BCCI President Anurag Thakur may land in jail after SC says he may have committed perjury


The BCCI president and BJP MP, Anurag Thakur could be go to jail after the Supreme Court on Thursday said that he appeared to have “committed perjury.”

The apex court was informed that Thakur had made a false statement on asking the ICC whether a recommendation made by the Lodha committee amounted to interference in the board’s running.

The court said, “Prima facie we feel that both of them are liable for contempt and perjury and we are inclined to launch prosecution.”

The Supreme Court also said that the BCCI was obstructing the reforms recommended by the Lodha panel which were accepted by the apex court.

When asked by the SC, the amicus curiae in the case said, “Thakur lied on oath to Supreme Court, in his affidavit he said he sought Shashank Manohar’s opinion as BCCI chairman”.

The court reminded the BCCI top brass that Thakur had asked for a letter from ICC CEO Dave Richardson for the appointment of a CAG nominee in the cricket body. This would compromise with autonomy and amount to government interference.

The bench, comprising Chief Justice T S Thakur, Justices A M Khanwilkar and D Y Chandrachud, pulled up the BCCI for trying to mislead the court and warned Thakur that he may land in jail if the apex court pronounces its order in perjury proceedings.

“Why are you trying to mislead the court? If you want to escape perjury charges, you ought to apologise. At every stage you have been trying to obstruct. Everyone wants to go around and continue to hold the post even after 70 years. This is such a lucrative business that everyone wants to go on forever. “Freedom of expression allows you to disagree with the order but you can’t obstruct implementation of order.

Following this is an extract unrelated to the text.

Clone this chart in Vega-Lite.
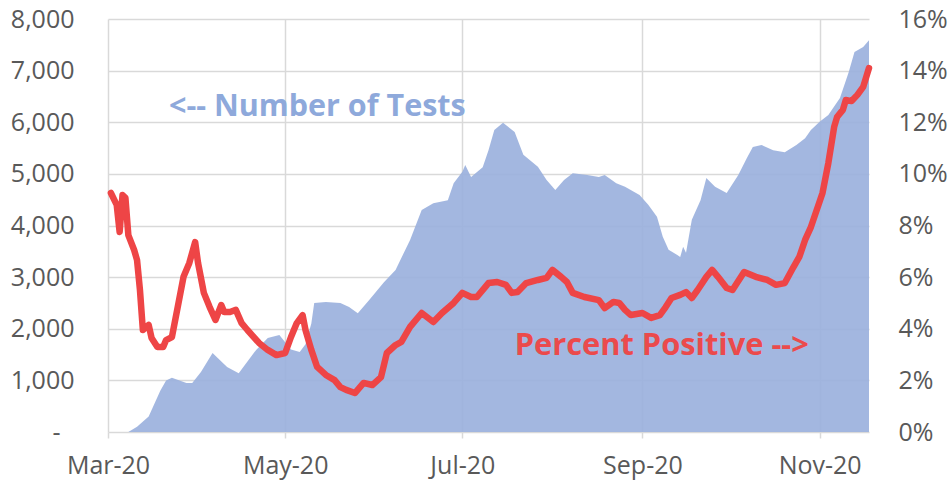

Once we pronounce the order (in perjury proceedings), you will have no other place to go except jail,” the court said. The top court also referred to a letter by the current ICC Chairman Shashank Manohar and said even he has said that Thakur had asked for such a letter, which he had refused.

While the bench was dwelling on the issue of Justice R M Lodha panel’s suggestion to appoint former Home Secretary G K Pillai as an observer of BCCI, senior advocate Kapil Sibal, appearing for the board, said, “we have strong reservations but I don’t want to come out with the reason in public domain”.

However, expressing its strong displeasure against Anurag Thakur’s conduct, the bench said, “If you are asking for a letter from ICC, we prima facie feel that you are in contempt and we also prima facie feel that you are liable for perjury and we are inclined to launch prosecution.” “Manohar is very clear. You did ask him to write a letter from ICC that CAG nominee in BCCI would affect the autonomy of the board. What was the occasion for you to raise this and say so? CAG nominee was for maintaining the transparency.

“What was the occasion to raise this issue after the judgement of this court? How can you tell ICC CEO to give a letter that what this court has said in its judgement about CAG nominee amounts to governmental interference. This amounts to perjury,” the bench said.